UN Humanitarian Chief on defensive over Sri Lanka

UN Humanitarian chief, John Holmes, rejected accusation by a British newspaper that UN had colluded with Sri Lanka in hiding the war crimes the government committed during the final phase of its war against the LTTE.

 

In an editorial, The Times wrote that "the U.N. has no right to collude in suppressing the appalling evidence" of a government-executed massacre.

 

This clearly annoyed Holmes.

 

"I resent this allegation that we've been colluding with the government in some way or not taking sufficient notice," Holmes said.

 

"We have been the ones drawing attention to this problem when the media weren't very interested several months ago."

 

He also disputed a death toll reported in The Times of London that cited a "U.N. source" to support an estimate that at least 20,000 people were killed during the months-long final siege.

 

"That figure has no status as far as we're concerned," Holmes said.

 

"It may be right, it may be wrong, it may be far too high, it may even be too low.
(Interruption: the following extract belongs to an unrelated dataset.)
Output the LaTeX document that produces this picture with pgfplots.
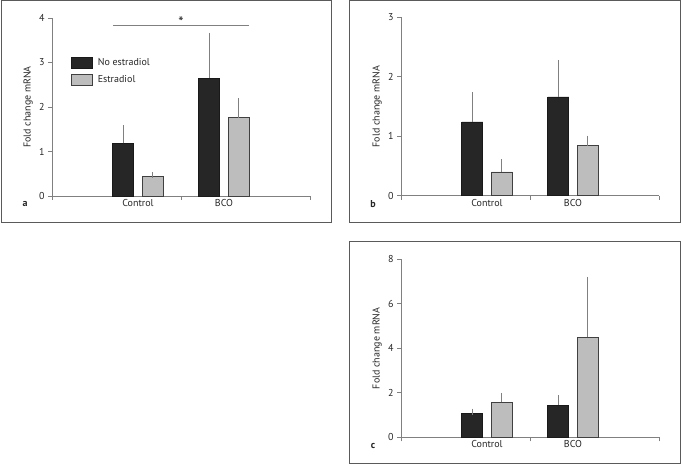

But we honestly don't know. We've always said an investigation would be a good idea."

 

He said it was based on an unofficial and unverified U.N. estimate of around 7,000 civilian deaths through the end of April and added on roughly 1,000 more per day after that.

 

The UN humanitarian coordination office (OCHA), headed by Holmes, responding to Times said civilian deaths were "unacceptably high," but denied a cover-up.

 

"The UN has publicly and repeatedly said that the number of people killed in recent months has been unacceptably high and it has shared its estimates with the government as well as others concerned," OCHA spokeswoman Elisabeth Byrs told AFP in Geneva.

 

"The point is the UN has not been shy about the scale of human suffering and civilian casualties. It has been ringing the alarm bells for a long time."

 

Holmes further said the world will probably never find out how many innocent civilians died during the bloody final phase of Sri Lanka's war against LTTE.

 

"I fear we may (never know), because I don't know that the government would be prepared to cooperate with any inquiry," Holmes said. But there was no doubt "several thousand" civilians had died during the siege, he added.

 

During that siege, the UN had repeatedly criticized the government for shelling areas where civilians were trapped, warning that it could lead to a "bloodbath".

 

There are “very large” numbers of civilians who are injured and “doubtless many of those civilians may die in the coming days because we cannot reach them with medical care,” UN’s Sri Lanka spokesman Gordon Weiss told reporters on May 10.

 

John Holmes, who on April 30 visited refugee camps in northern Sri Lanka, had warned of a “bloodbath scenario,” Weiss said, adding: “This is exactly the sort of scenario he was warning against.”